'''

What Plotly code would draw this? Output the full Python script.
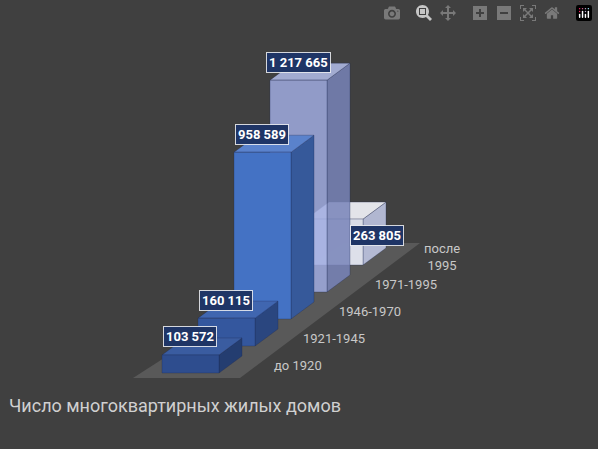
import plotly.graph_objects as go

categories = ["до 1920", "1921-1945", "1946-1970", "1971-1995", "после<br>1995"]
values = [103572, 160115, 958589, 1217665, 263805]
value_labels = ["103 572", "160 115", "958 589", "1 217 665", "263 805"]
title_text = "Число многоквартирных жилых домов"

front = ["#2e4d8e", "#34579e", "#4472c4", "rgba(160,172,225,0.85)", "rgba(235,238,250,0.9)"]
side = ["#243d70", "#2a467f", "#36599a", "rgba(120,132,185,0.85)", "rgba(190,196,225,0.9)"]
top = ["#3a5ca0", "#4066b0", "#5a82cc", "rgba(180,190,235,0.85)", "rgba(245,246,252,0.9)"]

K = 1.74e-4
X0, Y0 = 162, 373
STEP = (36, -27)
DEPTH = (23, -17)
W = 57

fig = go.Figure()

n = len(values)
fx0, fy0 = X0 - 29, Y0 + 5
fx1 = X0 + W + DEPTH[0] - 2
ex, ey = STEP[0] * n, STEP[1] * n
fig.add_trace(go.Scatter(x=[fx0, fx1, fx1 + ex, fx0 + ex + 30, fx0],
                         y=[fy0, fy0, fy0 + ey, fy0 + ey, fy0],
                         fill="toself", fillcolor="#595959", line=dict(width=0),
                         mode="lines", hoverinfo="skip"))

label_off = {4: (71, 16)}
for i in reversed(range(n)):
    x0 = X0 + STEP[0] * i
    yb = Y0 + STEP[1] * i
    h = values[i] * K
    yt = yb - h
    x1 = x0 + W
    dx, dy = DEPTH
    edge = dict(width=0.5, color="rgba(30,40,80,0.6)")
    fig.add_trace(go.Scatter(x=[x1, x1 + dx, x1 + dx, x1, x1], y=[yb, yb + dy, yt + dy, yt, yb],
                             fill="toself", fillcolor=side[i], line=edge, mode="lines", hoverinfo="skip"))
    fig.add_trace(go.Scatter(x=[x0, x1, x1 + dx, x0 + dx, x0], y=[yt, yt, yt + dy, yt + dy, yt],
                             fill="toself", fillcolor=top[i], line=edge, mode="lines", hoverinfo="skip"))
    fig.add_trace(go.Scatter(x=[x0, x1, x1, x0, x0], y=[yb, yb, yt, yt, yb],
                             fill="toself", fillcolor=front[i], line=edge, mode="lines", hoverinfo="skip"))
    ox, oy = label_off.get(i, (28, -18))
    fig.add_annotation(x=x0 + ox, y=yt + oy, text="<b>" + value_labels[i] + "</b>", showarrow=False,
                       font=dict(color="white", size=13, family="Roboto"), bgcolor="#1f3566",
                       bordercolor="rgba(255,255,255,0.8)", borderwidth=1, borderpad=2)
    fig.add_annotation(x=x0 + 136, y=yb - 8, text=categories[i], showarrow=False,
                       font=dict(color="#c8c8c8", size=13, family="Roboto"))

fig.add_annotation(x=7, y=405, text=title_text, showarrow=False, xanchor="left",
                   font=dict(color="#d0d0d0", size=18, family="Roboto"))

fig.update_layout(width=598, height=449, margin=dict(l=0, r=0, t=0, b=0),
                  paper_bgcolor="#404040", plot_bgcolor="#404040", showlegend=False,
                  xaxis=dict(range=[0, 598], visible=False),
                  yaxis=dict(range=[449, 0], visible=False))
fig.write_html("out.html")
with open("out.html", encoding="utf-8") as f:
    html = f.read()
html = html.replace("<body>", '<body style="margin:0;background:#404040;overflow:hidden">', 1)
with open("out.html", "w", encoding="utf-8") as f:
    f.write(html)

'''

Write out exactly the lines between the start of the data and the line with "fig = go.Figure()", including both, but none of the pictures.

Written solution:
What Plotly code would draw this? Output the full Python script.
import plotly.graph_objects as go

categories = ["до 1920", "1921-1945", "1946-1970", "1971-1995", "после<br>1995"]
values = [103572, 160115, 958589, 1217665, 263805]
value_labels = ["103 572", "160 115", "958 589", "1 217 665", "263 805"]
title_text = "Число многоквартирных жилых домов"

front = ["#2e4d8e", "#34579e", "#4472c4", "rgba(160,172,225,0.85)", "rgba(235,238,250,0.9)"]
side = ["#243d70", "#2a467f", "#36599a", "rgba(120,132,185,0.85)", "rgba(190,196,225,0.9)"]
top = ["#3a5ca0", "#4066b0", "#5a82cc", "rgba(180,190,235,0.85)", "rgba(245,246,252,0.9)"]

K = 1.74e-4
X0, Y0 = 162, 373
STEP = (36, -27)
DEPTH = (23, -17)
W = 57

fig = go.Figure()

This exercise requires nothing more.